Smith has continued his research, and some of it is summarized by David Brooks here. Results include:
- How bad 18-23-year-olds are when it comes to thinking and talking about moral issues. "They just don't have the categories or vocabulary to do so."
- The default setting of 18-23-ers is that morality is just a matter of "individual taste."
- A common response is: "I would do what I thought made me happy or how I felt. I have no other way of knowing what to do but how I internally feel." (Yikes! Yet..., from what I see teaching at our county community college, I know this is accurate.)
- Smith et. al. emphasize that young people "have not been given the resources - by schools, institutions, and families - to cultivate their moral intuitions, to think more broadly about moral obligations, to check behaviors that may be morally degrading.

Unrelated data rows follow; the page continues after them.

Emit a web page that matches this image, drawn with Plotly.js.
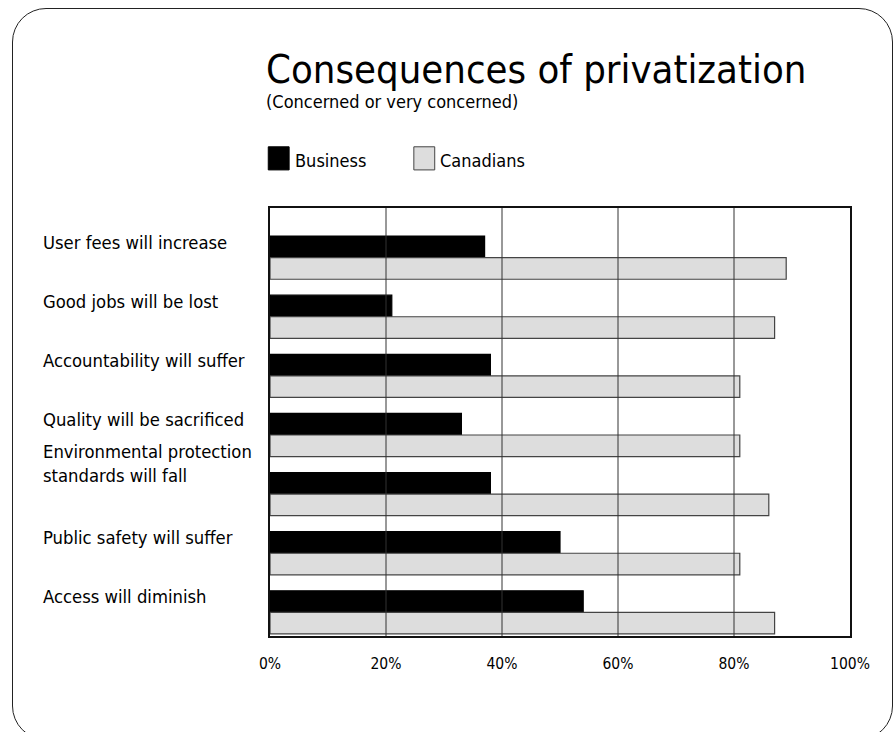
<!DOCTYPE html>
<html>
<head>
<meta charset="utf-8">
<script src="https://cdn.plot.ly/plotly-3.0.1.min.js"></script>
<style>
  html, body { margin: 0; padding: 0; background: #fff; }
  #frame { position: absolute; left: 12px; top: 8px; width: 881px; height: 732px;
           border: 1.3px solid #222; border-radius: 34px; box-sizing: border-box; }
  #chart { position: absolute; left: 0; top: 0; width: 896px; height: 732px; }
</style>
</head>
<body>
<div id="frame"></div>
<div id="chart"></div>
<script>
const categories = [
  "User fees will increase",
  "Good jobs will be lost",
  "Accountability will suffer",
  "Quality will be sacrificed",
  "Environmental protection<br>standards will fall",
  "Public safety will suffer",
  "Access will diminish"
];
const seriesNames = ["Business", "Canadians"];
const business = [37, 21, 38, 33, 38, 50, 54];
const canadians = [89, 87, 81, 81, 86, 81, 87];
const tickValues = [0, 20, 40, 60, 80, 100];
const tickLabels = ["0%", "20%", "40%", "60%", "80%", "100%"];
const titleText = "Consequences of privatization";
const subtitleText = "(Concerned or very concerned)";

const colors = ["#000000", "#dddddd"];
const lineColors = ["#000000", "#444444"];
const FONT = "DejaVu Sans Condensed";
const labelFont = { family: FONT, size: 18.3, color: "#000" };

const traces = [business, canadians].map((vals, i) => ({
  type: "bar",
  orientation: "h",
  name: seriesNames[i],
  x: vals,
  y: categories,
  marker: { color: colors[i], line: { color: lineColors[i], width: 1.2 } },
  hoverinfo: "x+y"
}));

const annotations = categories.map(c => {
  const lines = c.split("<br>").length;
  return {
    xref: "paper", yref: "y", x: -0.395, y: c,
    text: c, showarrow: false, xanchor: "left", yanchor: "bottom",
    yshift: 3 + 3 * (lines - 1),
    align: "left", font: labelFont
  };
});
annotations.push({
  xref: "paper", yref: "paper", x: -0.01, y: 1.325, xanchor: "left", yanchor: "middle",
  text: titleText, showarrow: false, font: { family: FONT, size: 39.7, color: "#000" }
});
annotations.push({
  xref: "paper", yref: "paper", x: -0.01, y: 1.249, xanchor: "left", yanchor: "middle",
  text: subtitleText, showarrow: false, font: { family: FONT, size: 18, color: "#000" }
});

// legend drawn as shapes + text
const shapes = [];
const legX = [-0.003, 0.248];
seriesNames.forEach((n, i) => {
  shapes.push({ type: "rect", xref: "paper", yref: "paper",
    x0: legX[i], x1: legX[i] + 0.036, y0: 1.089, y1: 1.143,
    fillcolor: colors[i], line: { color: lineColors[i], width: 1 } });
  annotations.push({ xref: "paper", yref: "paper", x: legX[i] + 0.042, y: 1.11,
    xanchor: "left", yanchor: "middle", text: n, showarrow: false,
    font: { family: FONT, size: 18, color: "#000" } });
});
// gridlines drawn above bars, from the tick values
tickValues.slice(1, -1).forEach(v => {
  shapes.push({ type: "line", xref: "x", yref: "paper", x0: v, x1: v, y0: 0, y1: 1,
    layer: "above", line: { color: "#333", width: 1 } });
});

const layout = {
  width: 896, height: 732,
  paper_bgcolor: "rgba(0,0,0,0)", plot_bgcolor: "rgba(0,0,0,0)",
  margin: { l: 270, r: 46, t: 208, b: 96 },
  showlegend: false,
  barmode: "group", bargap: 0.27, bargroupgap: 0,
  xaxis: {
    range: [0, 100], tickvals: tickValues, ticktext: tickLabels,
    showgrid: false, zeroline: false,
    showline: true, mirror: true, linecolor: "#111", linewidth: 2,
    ticks: "outside", ticklen: 12, tickcolor: "rgba(0,0,0,0)",
    tickfont: { family: FONT, size: 15.5, color: "#000" },
    fixedrange: true
  },
  yaxis: {
    type: "category", categoryarray: categories,
    range: [6.4, -0.84],
    showticklabels: false, ticks: "", showgrid: false, zeroline: false,
    showline: true, mirror: true, linecolor: "#111", linewidth: 2,
    fixedrange: true
  },
  annotations: annotations,
  shapes: shapes
};

Plotly.newPlot("chart", traces, layout, { staticPlot: true, displayModeBar: false });
</script>
</body>
</html>
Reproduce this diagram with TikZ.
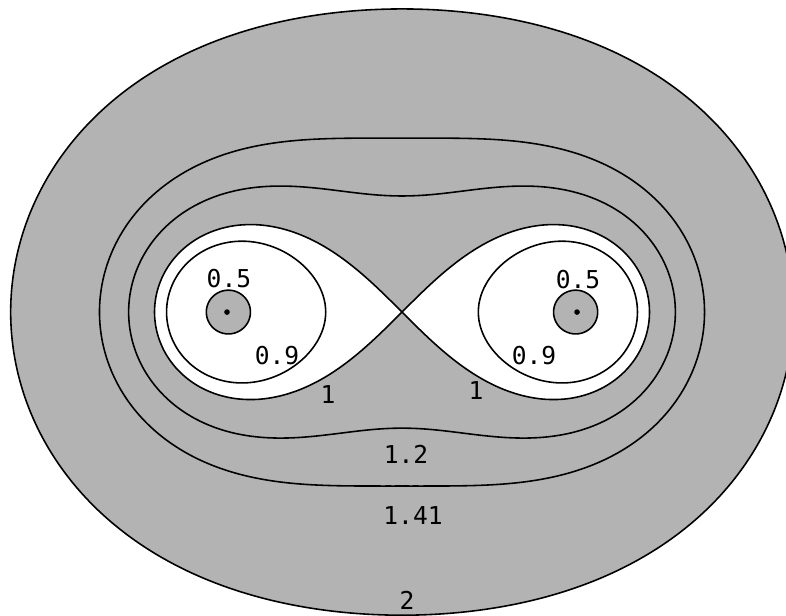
\documentclass[tikz,border=0pt]{standalone}
\usepackage{fontspec}
\setmonofont{DejaVu Sans Mono}
\usepackage{xcolor}
\usepackage{tikz}
\definecolor{shade}{RGB}{179,179,179}

\begin{document}
\begin{tikzpicture}[x=1.75cm, y=1.75cm, font=\ttfamily\fontsize{7}{8}\selectfont,
    curve/.style={black, line width=0.45pt}]
  \useasboundingbox (-2.297,-1.731) rectangle (2.194,1.783);
  \clip (-2.297,-1.731) rectangle (2.194,1.783);
  % outer ovals
  \filldraw[curve, fill=shade] plot[domain=0:360, samples=241, smooth, variable=\t]
    ({\t}:{sqrt(cos(2*\t)+sqrt(16-sin(2*\t)*sin(2*\t)))}) -- cycle;
  \foreach \b in {1.41,1.2}
    \draw[curve] plot[domain=0:360, samples=241, smooth, variable=\t]
      ({\t}:{sqrt(cos(2*\t)+sqrt(\b^4-sin(2*\t)*sin(2*\t)))}) -- cycle;
  % lemniscate
  \filldraw[curve, fill=white] plot[domain=0:360, samples=241, smooth, variable=\t]
    ({sqrt(2)*cos(\t)/(1+sin(\t)*sin(\t))},{sqrt(2)*sin(\t)*cos(\t)/(1+sin(\t)*sin(\t))}) -- cycle;
  % inner ovals
  \foreach \b/\s/\c in {0.9/1/white,0.9/-1/white,0.5/1/shade,0.5/-1/shade}
    \filldraw[curve, fill=\c] plot[domain=0:360, samples=121, smooth, variable=\t]
      ({\s*sqrt(sqrt(1+2*\b^2*cos(\t)+\b^4))*cos(atan2(\b^2*sin(\t),1+\b^2*cos(\t))/2)},
       {sqrt(sqrt(1+2*\b^2*cos(\t)+\b^4))*sin(atan2(\b^2*sin(\t),1+\b^2*cos(\t))/2)}) -- cycle;
  % foci
  \coordinate (fl) at (-1,0);
  \coordinate (fr) at (1,0);
  \fill (fl) circle (0.8pt);
  \fill (fr) circle (0.8pt);
  % labels
  \node (l05l) at (-0.989,0.189) {0.5};
  \node (l05r) at (1.006,0.183) {0.5};
  \node (l09l) at (-0.714,-0.246) {0.9};
  \node (l09r) at (0.754,-0.251) {0.9};
  \node (l1l) at (-0.423,-0.474) {1};
  \node (l1r) at (0.423,-0.451) {1};
  \node (l12) at (0.023,-0.811) {1.2};
  \node (l141) at (0.063,-1.16) {1.41};
  \node (l2) at (0.029,-1.646) {2};
\end{tikzpicture}
\end{document}
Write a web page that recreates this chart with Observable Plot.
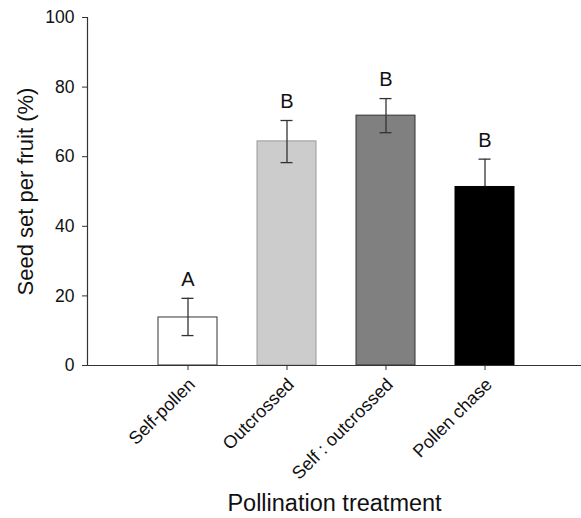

In this way, [Smith's] study says more about adult America than youthful America."
- The youth that were interviewed were "completely untroubled by rabid consumerism." (Tis was just before the crash of 2008.)
- Alisdair McIntyre wrote of this, about "emotivism - the idea that it's impossible to secure moral agreement in our culture because all judgments are based on how we feel at the moment." (Yikes... again.)
- Today morals have been separated from moral sources. "People are less likely to feel embedded on a moral landscape that transcends culture."
- Today, more people are led to assume that the free-floating individual is the essential moral unit. Morality was once revealed, inherited and shared, but now it's thought of as something that emerges in the privacy of your own heart." And even that is not really "thought about."